Invalid inputs: -2, 122
Children: 9
Adults: 45
Seniors: 80

We could certainly pick more arbitrary examples, but based on how we expect our code to shape up, it’s not likely to bring us much more value.

Instead, we should pick edge cases for each partition that touch the other partitions:

Invalid inputs: -1, 121
Children: 0, 17
Adults: 18, 64
Seniors: 65, 120

These are arguably the most important test cases in this example, as they may catch common “off by one” errors when using the if statements above.

With these specified, we now need to write the tests. We’re going to use the pytest testing framework (other testing frameworks include doctest and unittest; we’ll see more abot doctest later).

Using `pytest`

Our tests want to assert that a given function input yields a specific function output. In Python, we do this with assert statements:

def test_get_age_group_0():
  assert get_age_group(23) == "adult"

Note that the assertion is inside of a function and the name of the function starts with test – this is important: it is how pytest finds the tests.

If we add the test into the Python script, we can now run:

pytest -q age_group.py

and all tests in the file will be run:

1 passed in 0.00s

Let’s add another test:

def test_get_age_group_1():
  assert get_age_group(-2) == "invalid age"

Now when we run our tests, we get a test failure:

    def test_age_group_1():
>     assert get_age_group(-1) == "invalid age"
E     AssertionError: assert 'child' == 'invalid age'
E
E       - invalid age
E       + child

(If the output looks familar to you, that’s because you’ve seen it before: the autograder for CSCI 6201 uses pytest!)

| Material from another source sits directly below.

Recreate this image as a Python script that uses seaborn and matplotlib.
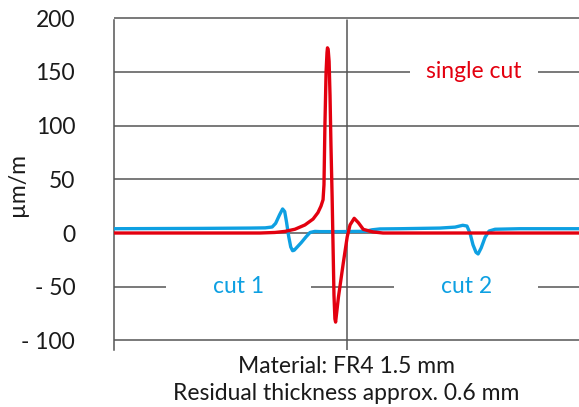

Add more tests in the practice problems

Working With Types and Raising Exceptions

Because Python is not strongly typed, it’s useful to write tests that handle “unexpected” input types.

A basic tool for this is the type function:

if type(x) != int:
  # do something

So far, we’ve experienced exceptions when we have made errors. We can also raise our own exceptions deliberately, to indicate that something has gone wrong:

if type(x) != int:
  raise TypeError("this function expects an int")

Using pytest, we can test to see if the errors we expect are raised:

import pytest

def test_non_int():
  with pytest.raises(TypeError):
    get_age_group("thirty five")

Write test cases that check for exceptions (and change your function to raise exceptions) in the practice problems

Practice

Practice Problem 12.1

Complete the tests we’ve specified for age_group.py, and then fix the get_age_group function so that it passes the tests.

Practice Problem 12.2

First, write additional tests to handle non-integer inputs.

After you have written the tests, modify the get_age_group function to pass the tests.

Practice Problem 12.3

Write test cases to except your function will raise a TypeError if the input is not an integer, and raise a ValueError if the input is negative or greater than 120.